## Data block

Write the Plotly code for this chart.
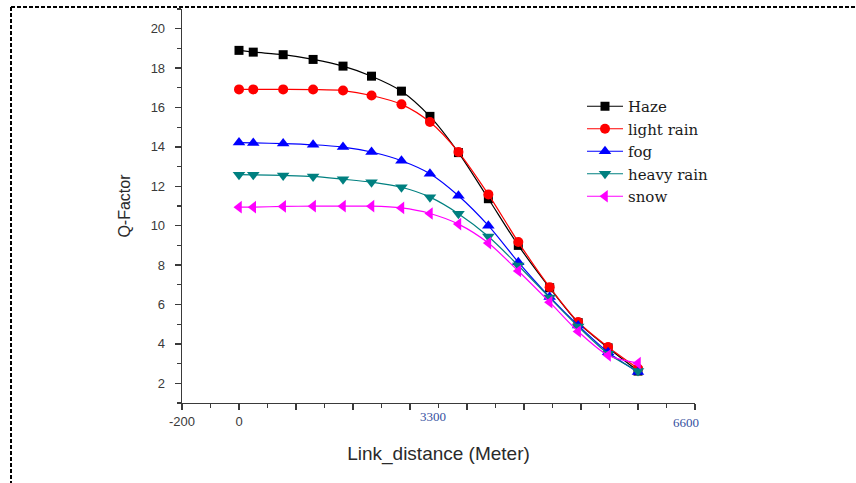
import plotly.graph_objects as go

# ---------------- data ----------------
link_distance = [0, 50, 155, 260, 365, 465, 570, 670, 770, 875, 980, 1090, 1190, 1295, 1400]
haze       = [18.90, 18.81, 18.68, 18.44, 18.10, 17.59, 16.83, 15.55, 13.71, 11.37, 9.00, 6.85, 5.08, 3.80, 2.62]
light_rain = [16.92, 16.92, 16.92, 16.91, 16.86, 16.61, 16.16, 15.26, 13.74, 11.59, 9.17, 6.88, 5.11, 3.84, 2.75]
fog        = [14.22, 14.20, 14.17, 14.11, 13.99, 13.74, 13.30, 12.64, 11.52, 10.00, 8.15, 6.38, 4.94, 3.58, 2.57]
heavy_rain = [12.59, 12.58, 12.55, 12.50, 12.36, 12.21, 11.95, 11.45, 10.61, 9.45, 7.98, 6.35, 4.88, 3.50, 2.62]
snow       = [10.94, 10.94, 10.98, 10.99, 10.99, 10.99, 10.90, 10.62, 10.08, 9.12, 7.70, 6.12, 4.63, 3.42, 3.02]

series_names = ["Haze", "light rain", "fog", "heavy rain", "snow"]
x_tick_values = [-200, 0, 200, 400, 600, 800, 1000, 1200, 1400, 1600]
x_tick_labels = ["-200", "0", "", "", "", "", "", "", "", ""]
y_tick_values = [2, 4, 6, 8, 10, 12, 14, 16, 18, 20]
extra_x_labels = ["3300", "6600"]

# ---------------- styling ----------------
W, H = 856, 483
L, R, T, B = 182, 161, 9, 80
X_RANGE = [-200, 1600]
Y_RANGE = [1, 21]
PW, PH = W - L - R, H - T - B

def px_to_paper_x(px):
    return (px - L) / PW

def px_to_paper_y(py):
    return (H - B - py) / PH

def px_to_data_x(px):
    return X_RANGE[0] + (px - L) / PW * (X_RANGE[1] - X_RANGE[0])

styles = [
    dict(color="#000000", symbol="square", size=9),
    dict(color="#ff0000", symbol="circle", size=10),
    dict(color="#0000ff", symbol="triangle-up", size=11),
    dict(color="#008080", symbol="triangle-down", size=11),
    dict(color="#ff00ff", symbol="triangle-left", size=11),
]
all_series = [haze, light_rain, fog, heavy_rain, snow]

fig = go.Figure()
for name, ys, st in zip(series_names, all_series, styles):
    fig.add_trace(go.Scatter(
        x=link_distance, y=ys, name=name, mode="lines+markers",
        line=dict(color=st["color"], width=1.2, shape="spline", smoothing=0.8),
        marker=dict(color=st["color"], symbol=st["symbol"], size=st["size"], line=dict(width=0)),
    ))

axis_color = "#3a3a3a"
tick_font = dict(family="Liberation Sans, Arial", size=13, color="#3a3a3a")

fig.update_layout(
    width=W, height=H,
    margin=dict(l=L, r=R, t=T, b=B, autoexpand=False),
    paper_bgcolor="white", plot_bgcolor="white",
    showlegend=True,
    hovermode=False,
    legend=dict(
        x=px_to_paper_x(582), y=px_to_paper_y(90), xanchor="left", yanchor="top",
        bgcolor="rgba(0,0,0,0)", borderwidth=0,
        font=dict(family="DejaVu Serif", size=15, color="#1a1a1a"),
        itemwidth=36, tracegroupgap=0,
    ),
    xaxis=dict(
        range=X_RANGE, showgrid=False, zeroline=False,
        showline=True, linecolor=axis_color, linewidth=1.3,
        ticks="outside", ticklen=6, tickwidth=1.3, tickcolor=axis_color,
        tickmode="array", tickvals=x_tick_values, ticktext=x_tick_labels,
        tickfont=tick_font,
        minor=dict(dtick=100, tick0=0, ticks="outside", ticklen=3.5, tickwidth=1.3, tickcolor=axis_color),
        title=dict(text="Link_distance (Meter)", standoff=18,
                   font=dict(family="Liberation Sans, Arial", size=19, color="#2a2a2a")),
    ),
    yaxis=dict(
        range=Y_RANGE, showgrid=False, zeroline=False,
        showline=True, linecolor=axis_color, linewidth=1.3,
        ticks="outside", ticklen=6, tickwidth=1.3, tickcolor=axis_color,
        tickmode="array", tickvals=y_tick_values, tickfont=tick_font,
        ticklabelstandoff=7,
        minor=dict(dtick=1, tick0=1, ticks="outside", ticklen=3.5, tickwidth=1.3, tickcolor=axis_color),
        title=dict(text="Q-Factor", standoff=16,
                   font=dict(family="Liberation Sans, Arial", size=16, color="#2a2a2a")),
    ),
)

# hand-placed distance labels (serif, bluish) as in the reference
extra_label_pos = [(433, 416), (686, 422)]
for txt, (px, py) in zip(extra_x_labels, extra_label_pos):
    fig.add_annotation(
        x=px_to_data_x(px), xref="x", y=px_to_paper_y(py), yref="paper",
        text=txt, showarrow=False, xanchor="center", yanchor="middle",
        font=dict(family="Liberation Serif, Times New Roman", size=13, color="#3550a0"),
    )

# dashed page frame (top and left)
fig.add_shape(type="line", xref="paper", yref="paper",
              x0=px_to_paper_x(11), x1=px_to_paper_x(W), y0=px_to_paper_y(7), y1=px_to_paper_y(7),
              line=dict(color="black", width=2, dash="4px,2px"))
fig.add_shape(type="line", xref="paper", yref="paper",
              x0=px_to_paper_x(11), x1=px_to_paper_x(11), y0=px_to_paper_y(7), y1=px_to_paper_y(H),
              line=dict(color="black", width=2, dash="4px,2px"))

# remove the default page margin so the figure sits at the window origin
fig.write_html("out.html", config={"displayModeBar": False, "staticPlot": True},
               post_script="document.body.style.margin='0px';")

## Aim of the exercise
Copy nothing but the lines from the top of the data down to the line containing "4.63, 3.42, 3.02]", and leave the pictures out.

## Exercise result
Write the Plotly code for this chart.
import plotly.graph_objects as go

# ---------------- data ----------------
link_distance = [0, 50, 155, 260, 365, 465, 570, 670, 770, 875, 980, 1090, 1190, 1295, 1400]
haze       = [18.90, 18.81, 18.68, 18.44, 18.10, 17.59, 16.83, 15.55, 13.71, 11.37, 9.00, 6.85, 5.08, 3.80, 2.62]
light_rain = [16.92, 16.92, 16.92, 16.91, 16.86, 16.61, 16.16, 15.26, 13.74, 11.59, 9.17, 6.88, 5.11, 3.84, 2.75]
fog        = [14.22, 14.20, 14.17, 14.11, 13.99, 13.74, 13.30, 12.64, 11.52, 10.00, 8.15, 6.38, 4.94, 3.58, 2.57]
heavy_rain = [12.59, 12.58, 12.55, 12.50, 12.36, 12.21, 11.95, 11.45, 10.61, 9.45, 7.98, 6.35, 4.88, 3.50, 2.62]
snow       = [10.94, 10.94, 10.98, 10.99, 10.99, 10.99, 10.90, 10.62, 10.08, 9.12, 7.70, 6.12, 4.63, 3.42, 3.02]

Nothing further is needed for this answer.